35. Even though the petitioner was spotted with a lathi, he has not been seen attacking any person with the lathi. The atmosphere where incident took place was charged and considering that the petitioner herein is the neighbour of the complainant, it cannot be said with certainty that the presence of the accused at that time with the lathi alone is sufficient to conclude that he was an active member of the unlawful assembly that set the house of the complainant on fire. Therefore, the above material against the petitioner does not justify the continued incarceration of the Petitioner.
36. There are around 53 prosecution witnesses and more than 75 documents in the present matter and, the trial will continue for a long period of time. This Court is of the opinion that it would not be prudent to keep the Petitioner behind bars for an undefined period of time at this stage. The Petitioner has roots in society, and, therefore, there is no danger of him absconding and fleeing
37. In view of the facts and circumstances of the cases, without commenting on the merits of the matter, this Court is of the opinion that the Petitioner cannot be made to languish behind bars for a longer period of time, and that the veracity of the allegations levelled against him can be tested during trial.
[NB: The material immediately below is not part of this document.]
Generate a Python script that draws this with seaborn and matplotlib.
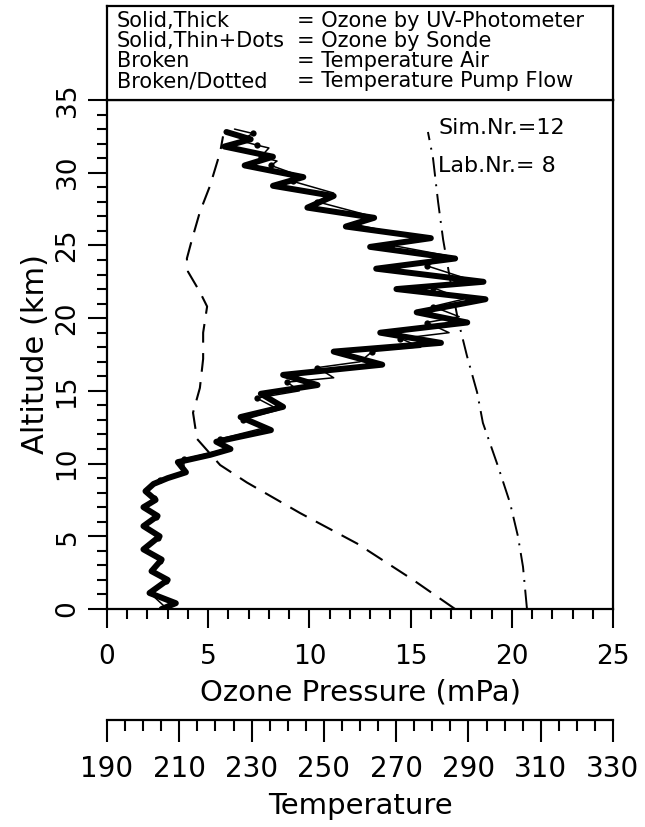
import numpy as np
import pandas as pd
import matplotlib
matplotlib.use("Agg")
import matplotlib.pyplot as plt
from matplotlib.ticker import MultipleLocator, FixedLocator
import seaborn as sns

# Ozone by UV-Photometer (mPa) and altitude (km)
uv_ozone = [2.7, 3.4, 2.1, 3.0, 2.2, 2.7, 1.8, 2.6, 1.8, 2.5, 1.8, 2.4, 1.9, 2.3, 3.0, 3.9, 3.5,
            5.1, 6.1, 5.4, 8.1, 6.6, 8.7, 7.6, 10.4, 8.7, 13.6, 11.2, 16.5, 13.5, 17.8, 15.3, 18.7,
            14.3, 18.6, 13.3, 17.2, 13.0, 16.0, 11.8, 13.2, 9.9, 11.2, 8.2, 9.7, 6.8, 8.2, 5.8, 7.1, 5.9]
uv_alt = [0.0, 0.4, 1.1, 2.0, 2.6, 3.4, 4.1, 5.0, 5.7, 6.4, 7.0, 7.5, 8.1, 8.6, 9.0, 9.4, 10.1,
          10.6, 11.0, 11.5, 12.3, 13.2, 13.9, 14.8, 15.4, 16.1, 16.8, 17.7, 18.3, 19.0, 19.7, 20.4, 21.3,
          22.0, 22.5, 23.4, 24.1, 24.9, 25.5, 26.3, 26.9, 27.6, 28.4, 29.1, 29.7, 30.5, 31.1, 31.8, 32.3, 32.8]

# Ozone by Sonde (mPa) and altitude (km)
sonde_ozone = [2.9, 2.2, 2.9, 2.3, 2.6, 1.9, 2.5, 1.9, 2.4, 1.9, 2.3, 2.0, 2.6, 3.8, 3.8, 5.9, 5.6,
               7.9, 6.7, 8.5, 7.4, 9.5, 8.9, 11.2, 10.4, 12.5, 13.1, 15.5, 14.5, 16.9, 15.8, 17.4, 16.1,
               17.6, 16.1, 17.8, 15.8, 16.8, 14.1, 15.5, 12.4, 13.1, 10.4, 11.2, 9.2, 9.5, 8.1, 8.4, 7.6,
               8.0, 7.4, 6.6, 7.2, 6.3]
sonde_alt = [0.1, 1.0, 1.9, 2.7, 3.3, 4.2, 4.9, 5.8, 6.3, 7.1, 7.6, 8.2, 8.9, 9.4, 10.3, 11.0, 11.7,
             12.5, 13.0, 13.7, 14.5, 15.0, 15.6, 15.9, 16.6, 17.0, 17.7, 18.0, 18.6, 19.0, 19.7, 20.1, 20.8,
             21.3, 22.1, 22.7, 23.6, 24.3, 25.0, 25.5, 26.4, 27.0, 28.0, 28.6, 29.4, 29.8, 30.5, 30.8, 31.1,
             31.7, 31.9, 32.2, 32.7, 33.0]

# Temperature air
air_temp = [286.3, 274.7, 259.2, 243.4, 228.7, 221.3, 214.9, 213.8, 215.7, 216.6, 216.6, 217.7,
            215.7, 212.4, 212.1, 213.5, 215.7, 218.5, 221.3, 222.1]
air_alt = [0.0, 2.0, 4.5, 6.6, 8.7, 9.9, 11.7, 13.5, 15.2, 17.2, 19.0, 20.8,
           21.8, 23.2, 24.1, 25.4, 27.3, 29.1, 31.4, 32.5]

# Temperature pump flow
pump_temp = [306.2, 305.1, 303.7, 301.5, 298.2, 294.0, 292.4, 289.6, 287.1, 284.9, 283.0, 281.6, 280.2, 278.8]
pump_alt = [0.0, 2.9, 5.0, 7.3, 9.8, 12.8, 14.9, 17.4, 19.9, 22.7, 25.4, 28.0, 31.0, 32.8]

temp_ticks = [190, 210, 230, 250, 270, 290, 310, 330]

legend_keys = ["Solid,Thick", "Solid,Thin+Dots", "Broken", "Broken/Dotted"]
legend_vals = ["= Ozone by UV-Photometer", "= Ozone by Sonde", "= Temperature Air",
               "= Temperature Pump Flow"]

sns.set_style("ticks")
plt.rcParams['font.family'] = ['DejaVu Sans']
plt.rcParams.update({"text.color": "black", "axes.labelcolor": "black",
                     "xtick.color": "black", "ytick.color": "black",
                     "axes.edgecolor": "black"})

W, H = 645, 827
fig = plt.figure(figsize=(W / 100, H / 100), dpi=100)
ax = fig.add_axes([107 / W, 1 - 609 / H, 506 / W, 509 / H])

# ozone profiles
sns.lineplot(x=uv_ozone, y=uv_alt, sort=False, estimator=None, ax=ax, color="black",
             linewidth=4.3, solid_joinstyle="round", solid_capstyle="round")
sns.lineplot(x=sonde_ozone, y=sonde_alt, sort=False, estimator=None, ax=ax, color="black",
             linewidth=1.1, marker="o", markersize=4.5, markevery=2, markeredgewidth=0)

ax.set_xlim(0, 25)
ax.set_ylim(0, 35)
ax.xaxis.set_major_locator(MultipleLocator(5))
ax.xaxis.set_minor_locator(MultipleLocator(1))
ax.yaxis.set_major_locator(MultipleLocator(5))
ax.yaxis.set_minor_locator(MultipleLocator(1))
ax.tick_params(which="major", direction="out", length=14, width=1.5, labelsize=19, color="black")
ax.tick_params(which="minor", direction="out", length=7, width=1.5, color="black")
ax.tick_params(axis="x", which="major", pad=11)
ax.tick_params(axis="y", which="major", pad=5)
for lbl in ax.get_yticklabels():
    lbl.set_rotation(90)
    lbl.set_va("center")
for sp in ax.spines.values():
    sp.set_visible(True)
    sp.set_linewidth(1.6)
    sp.set_color("black")

ax.set_xlabel("Ozone Pressure (mPa)", fontsize=21, va="center")
ax.xaxis.set_label_coords(0.5, (609 - 693) / 509)
ax.set_ylabel("Altitude (km)", fontsize=22, va="center")
ax.yaxis.set_label_coords((35 - 107) / 506, 0.5)

ax.text((438 - 107) / 506, (609 - 128) / 509, "Sim.Nr.=12", transform=ax.transAxes,
        fontsize=16, va="center", ha="left")
ax.text((438 - 107) / 506, (609 - 166) / 509, "Lab.Nr.= 8", transform=ax.transAxes,
        fontsize=16, va="center", ha="left")

# temperature on a second scale below
ax2 = ax.twiny()
sns.lineplot(x=air_temp, y=air_alt, sort=False, estimator=None, ax=ax2, color="black",
             linewidth=1.5, linestyle=(0, (9, 5)))
sns.lineplot(x=pump_temp, y=pump_alt, sort=False, estimator=None, ax=ax2, color="black",
             linewidth=1.4, linestyle=(0, (10, 4, 1, 4)))
ax2.set_xlim(190, 330)
ax2.set_ylim(0, 35)
ax2.patch.set_visible(False)
ax2.xaxis.set_ticks_position("bottom")
ax2.xaxis.set_label_position("bottom")
ax2.spines["bottom"].set_position(("outward", (720 - 609) * 0.72))
for s in ["top", "left", "right"]:
    ax2.spines[s].set_visible(False)
ax2.spines["bottom"].set_linewidth(1.6)
ax2.xaxis.set_major_locator(FixedLocator(temp_ticks))
ax2.xaxis.set_minor_locator(MultipleLocator(5))
ax2.tick_params(which="major", direction="out", length=16, width=1.5, labelsize=20, pad=9)
ax2.tick_params(which="minor", direction="out", length=8, width=1.5)
ax2.set_xlabel("Temperature", fontsize=21, va="center")
ax2.xaxis.set_label_coords(0.5, (609 - 806) / 509)

# legend box on top
lg = fig.add_axes([107 / W, 1 - 100 / H, 506 / W, 94 / H])
lg.set_xticks([])
lg.set_yticks([])
for sp in lg.spines.values():
    sp.set_linewidth(1.6)
    sp.set_color("black")
rows_y = [0.84, 0.63, 0.42, 0.20]
for k, v, yy in zip(legend_keys, legend_vals, rows_y):
    lg.text(0.02, yy, k, fontsize=15, va="center", ha="left", transform=lg.transAxes, clip_on=True)
    lg.text(0.375, yy, v, fontsize=15, va="center", ha="left", transform=lg.transAxes, clip_on=True)

fig.savefig("out.png", dpi=100)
38. Accordingly, this Court is inclined to grant bail to the Petitioner in FIR No. 70/2020 dated 27.02.2020 registered at PS Bhajanpur for offences under Sections Bhajanpura for offences under Sections 147, 148, 149, 302, 307, 396, 436, 455, 201, 188, 34 of the IPC on the following conditions: a. The Petitioner shall furnish a personal bond in the sum of ₹35,000/- with one surety of the like amount to the satisfaction of the Trial Court/Duty Magistrate. b. The Petitioner shall not leave NCT of Delhi without prior permission of this Court. c. The Petitioner shall report to the concerned Police Station every Tuesday and Thursday at 10:30 AM and should be released after completing the formalities within half an hour. d. The Petitioner is directed to give all his mobile numbers to the Investigating Officer and keep them operational at all times. e. The Petitioner has given his address in the memo of parties as House No. A-195, Gali No. 3, Village Gamri, Bhajanpura, Delhi 110053. The Petitioner is directed to continue to reside at the same address. In case there is any change in the address, the Petitioner is directed to intimate the same to the IO. f. The Petitioner shall not, directly or indirectly, tamper with evidence or try to influence the witnesses. g. Violation of any of these conditions will result in the cancellation of the bail given to the petitioner.
39. It is made clear that the observations made in this Order are only for the purpose of grant of bail and cannot be taken into consideration during the trial.
40. Accordingly, the bail application is disposed of along with the pending application(s), if any.